I’m continuing on with the second point, here. A few particular instances where I felt the movie went a little too far:
- The dogs chewing on the bones of the little girl in Rorschach’s flashback. In the book, the dogs are chewing on a large bone, one that’s obviously a human leg bone — but that obviousness is due to its size and the context of the scene. In the movie, we’re treated to a mangled, shredded leg, still with meat, gristle, and a girl’s foot (still in its shoe) attached.
- When Laurie and Dan are mugged by the top-knots, I didn’t particularly need to see one assailant’s compound fracture breaking through the skin of his arm and splattering out blood.
- During the “assassination” attack on Veidt, the loving close-up of the bullet puncturing his assistant’s leg. I suppose she’s lucky, in that in the book, she’s shot and killed (unless she’s shot again in the film and I missed it).

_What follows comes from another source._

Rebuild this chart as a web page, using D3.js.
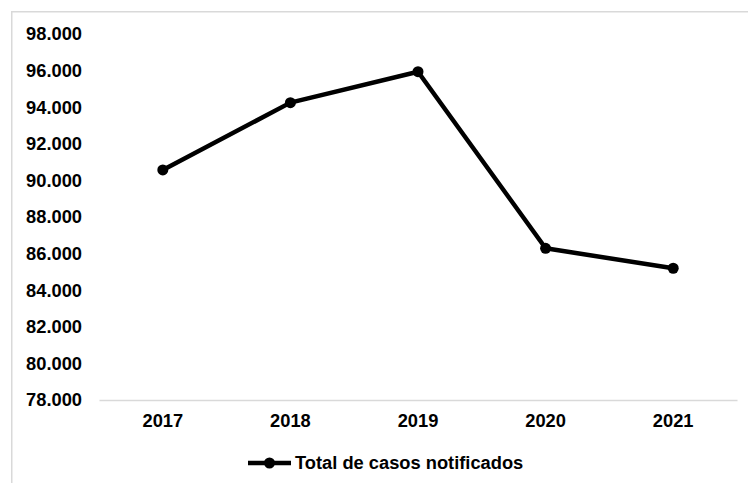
<!DOCTYPE html>
<html>
<head>
<meta charset="utf-8">
<script src="https://cdn.jsdelivr.net/npm/d3@7"></script>
<style>
  body { margin: 0; background: #fff; }
  text { font-family: "Liberation Sans", Arial, sans-serif; font-weight: bold; fill: #000; }
</style>
</head>
<body>
<div id="chart"></div>
<script>
// data
var years = ["2017", "2018", "2019", "2020", "2021"];
var casos = [90570, 94250, 95940, 86290, 85200];
var yTicks = [78000, 80000, 82000, 84000, 86000, 88000, 90000, 92000, 94000, 96000, 98000];
var seriesName = "Total de casos notificados";

var W = 748, H = 483;
var fontSize = "18.3px";
var svg = d3.select("#chart").append("svg")
  .attr("width", W)
  .attr("height", H);

// chart area border (light gray, runs off the right/bottom edge)
svg.append("rect")
  .attr("x", 11.75).attr("y", 11.75)
  .attr("width", 760).attr("height", 500)
  .attr("fill", "none")
  .attr("stroke", "#d9d9d9")
  .attr("stroke-width", 1.5);

var xScale = d3.scaleBand()
  .domain(years)
  .range([99, 737]);

var yScale = d3.scaleLinear()
  .domain([78000, 98000])
  .range([400, 34]);

var fmt = function(d) { return d3.format(",")(d).replace(/,/g, "."); };

// y labels (no axis line)
svg.selectAll(".ylab")
  .data(yTicks)
  .enter()
  .append("text")
  .attr("class", "ylab")
  .attr("x", 82)
  .attr("y", function(d) { return yScale(d); })
  .attr("dy", "0.35em")
  .attr("text-anchor", "end")
  .style("font-size", fontSize)
  .text(fmt);

// x axis
var xAxis = svg.append("g")
  .attr("transform", "translate(0,400)")
  .call(d3.axisBottom(xScale).tickSize(0).tickPadding(14));
xAxis.select(".domain").attr("stroke", "#d9d9d9").attr("stroke-width", 1.5);
xAxis.selectAll("text")
  .style("font-size", fontSize)
  .style("font-family", "'Liberation Sans', Arial, sans-serif")
  .style("font-weight", "bold")
  .attr("fill", "#000");

var xc = function(d, i) { return xScale(years[i]) + xScale.bandwidth() / 2; };

var line = d3.line()
  .x(xc)
  .y(function(d) { return yScale(d); });

svg.append("path")
  .datum(casos)
  .attr("d", line)
  .attr("fill", "none")
  .attr("stroke", "#000")
  .attr("stroke-width", 4.5)
  .attr("stroke-linejoin", "round");

svg.selectAll(".pt")
  .data(casos)
  .enter()
  .append("circle")
  .attr("class", "pt")
  .attr("cx", xc)
  .attr("cy", function(d) { return yScale(d); })
  .attr("r", 5.5)
  .attr("fill", "#000");

// legend
var leg = svg.append("g").attr("transform", "translate(248,463)");
leg.append("line")
  .attr("x1", 0).attr("x2", 43)
  .attr("y1", 0).attr("y2", 0)
  .attr("stroke", "#000")
  .attr("stroke-width", 4.5);
leg.append("circle")
  .attr("cx", 21.5).attr("cy", 0)
  .attr("r", 5.5)
  .attr("fill", "#000");
leg.append("text")
  .attr("x", 47)
  .attr("y", 0)
  .attr("dy", "0.35em")
  .style("font-size", fontSize)
  .text(seriesName);
</script>
</body>
</html>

- One of the biggest “was that really necessary?” instances for me was when Big Figure and his thugs are trying to get to Rorschach. Once Rorschach traps the big thug in front of the door, in the book, Big Figure has the big guy’s throat slit (somewhat unnecessarily) so they can muscle past his corpse (couldn’t he have just stood out of the way, then?) to cut into the lock. The movie’s version of events, admittedly, makes a little more sense, in that they actually manage to get him out of the way — but I really didn’t need to watch as they used a rotary saw to chop through his forearms.
There were others here and there, but those were the ones that really stood out in my mind.
As far as the much-rumored and (in some corners) very worrisome changed ending, I thought it worked quite well. No, it’s not a giant space squid — but I’m in strong agreement with those who’ve said that the giant space squid, while workable in the comic medium, would not have worked in this live-action adaptation. Their solution managed to believably bring about the same end result, while being far more credible.
So, in the end — worth seeing, and if you’re interested, certainly worth seeing on the big screen. But, for me at least, this is one that definitely will not be joining my movie collection.